El primer libro que me mandaron leer en el colegio fue El Cantar de Roldán, un poema épico medieval. No es de extrañar que algunos niños aborrezcan la lectura de por vida después de semejante trago. El caso es que me gustó pese a que es lo más sanguinario que he leído jamás. Había frases que me parecían muy graciosas y que me gustaba leer en voz alta como «¡antes prefiero la muerte que soportar el escarnio!» o «¡estos engendros están hechos para ser destruidos!», haciendo referencia a los infieles o sarracenos, esos seres malvados.
El tal Roldán y sus amigos de batalla eran unas malas bestias que se pasaban todo el libro, y era largo, resistiendo fieramente. Para ello cortaban cabezas, partían espinazos, derramaban sesos hasta los pies – lo decía así el narrador, de nombre Turoldo, con estas mismas palabras- y hasta arrancaban almas y las tiraban afuera, también tal cual. Además toda la gesta estaba contada con tal verismo y detalle que estremecía, aunque en algunos momentos tuviera que parar para reírme. Es lo que suele pasar cuando se lleva lo dramático al extremo.
Hace poco volví a leerlo por encima porque recordaba vagamente muchas muertes y derramamientos de sangre. Recordaba bien, eso es justamente lo que más abunda, pero lo que no recordaba era alguna de las frases con las que Turoldo crea ambiente, esta me gustó mucho por el miedo que da «altos son los montes y tenebrosas las quebradas, sombrías las rocas y siniestras las gargantas».
Todavía no entiendo el motivo de que «La canción de Roldán» fuera el primer libro que nos mandaran leer en el colegio, creo que estaba en el programa. Por suerte, más adelante, mucho más, tuve un profesor de literatura al que le gustaba mucho saltarse los programas.

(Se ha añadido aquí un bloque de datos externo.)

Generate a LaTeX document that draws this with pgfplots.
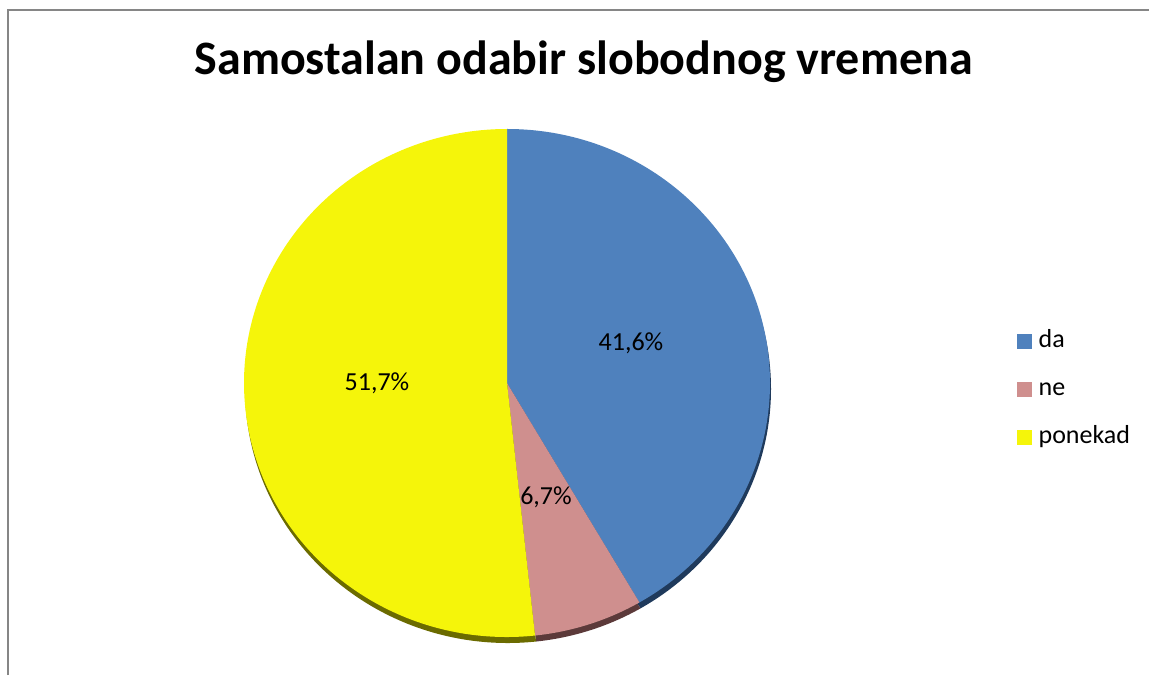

Tal vez, aunque lo dudo, querían transmitirnos la importancia de que no nos diéramos nunca por vencidos y para ejemplificar la valentía y el espíritu de lucha nos presentaron a temprana edad al loco de Roland. Ese hombre que con la boca ensangrentada, la sien rota y los sesos saliendo de sus oídos, seguía tocando el olifante dolorosamente, con angustia.
No era para menos la angustia y el dolor, estaba a punto de palmarla debajo de un pino, no sin antes mantener una intensa charla con su espada a la que, con gran incongruencia, llama santa. Finalmente, y como nos pasará a todos, muere» ¡Dios!» -exclama-, era muy de exclamaciones, él,» ¡Cuántos sinsabores trae mi vida!» Posiblemente otro mensaje subliminal para que fuéramos conscientes de nuestra mortalidad y de que la vida siempre te obsequia con algún que otro disgusto. De paso también aprendí qué es un olifante, lo cual obviamente no me ha servido de nada.